PB: The slides from the presentation with the map of the patented claim with the broader property really hit home for me how much land you have outside the patented claim. And the next slide shows a picture of the outcrop, which looks great. How much of that 1,500 meters of outcrop is on the patented land?
KB: It is entirely on the patented claim. The mineralization is open strike to the west and we have drill holes that indicate mineralization is present. One drill hole encountered almost 100 meters of 0.5 g/t gold material, which is substantially above our cutoff grade. We will be doing more exploration on strike to the east and the west, and more exploration at depth. There are over 200 mining disturbances on our property and we will be looking at them in more detail as we do mapping, satellite imaging, and get out in the field prospecting.
PB: Yahoo! Very exciting to hear, Ken, thank you. Were the disturbances from old-timers?
KB: Yes, there has been prospecting and mining activities across the whole region of Oatman dating back into the 1800s. The area around the little town of Oatman, which is located just 4 miles to the east of us, produced 2.5M ounces of gold at that time. If you are ever in Las Vegas, consider taking a trip down to the area. It is only 1.5 hours south of Las Vegas and the town of Oatman is an old western town with wild burros running around that were released from the prospectors and miners in the 1800s. It is a tourist attraction with all the mining activities in the area, right off the famous Route 66.
PB: And the town of Homestake is nearby. Wow.
KB: You can hear about it all and see pictures, but when you visit it you really get a sense for it.
PB: One of the last questions from my friend was “local community onside?” And I think the answer is fairly clear here.
KB: Indeed, Peter. We actually had the Governor at the time, Governor Brewer, come out and cut the ribbon for our test-mining facility. We had over 350 people attend that event – all the major governmental groups and community representatives. We have had very little, if any, opposition to all of our permitting and are now fully permitted for commercial production.
KB: We have also helped the community develop a heritage center in the town center, where we moved an old headframe off our property to the town center. We also created a geoscience program within the local high schools, which is a feeder system to the university in Phoenix. We are very active in the community and northwest Arizona is receptive to mining.
PB: That is great. Good to hear you taking advantage of the corporate social opportunities present to you in the area.
KB: We are going to create over 100 jobs. To be able to have the workforce travel just 20 minutes from the town of Bullhead City to the mining site and then return home to their families is pretty special, too.
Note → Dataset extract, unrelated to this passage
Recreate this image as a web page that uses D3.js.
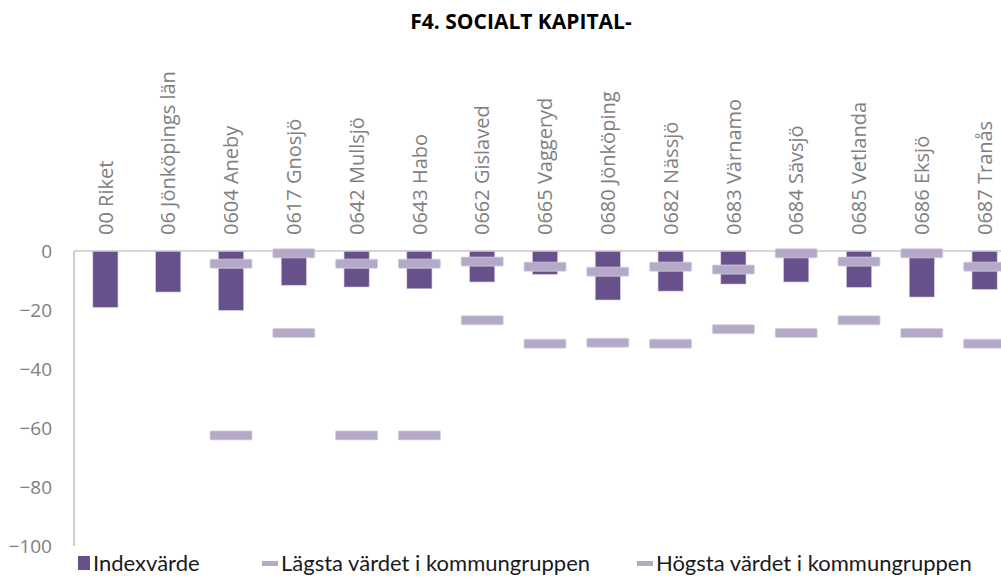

Most mining operations are in remote areas and that results in high turnover and a lot of social issues. Our miners are going to be able to live at home with their families and travel to work on a daily basis. That is a positive social impact.
And our location is good for our economics. We don’t have to carry high inventory because we are just 20 minutes from the town of Bullhead City, which has an airstrip that can land major jets on it and are 90 minutes south of Las Vegas. We are very well situated – great project, great team, great location.
PB: Amazing, thank you Ken.
KB: My pleasure, Peter. Thanks for your time.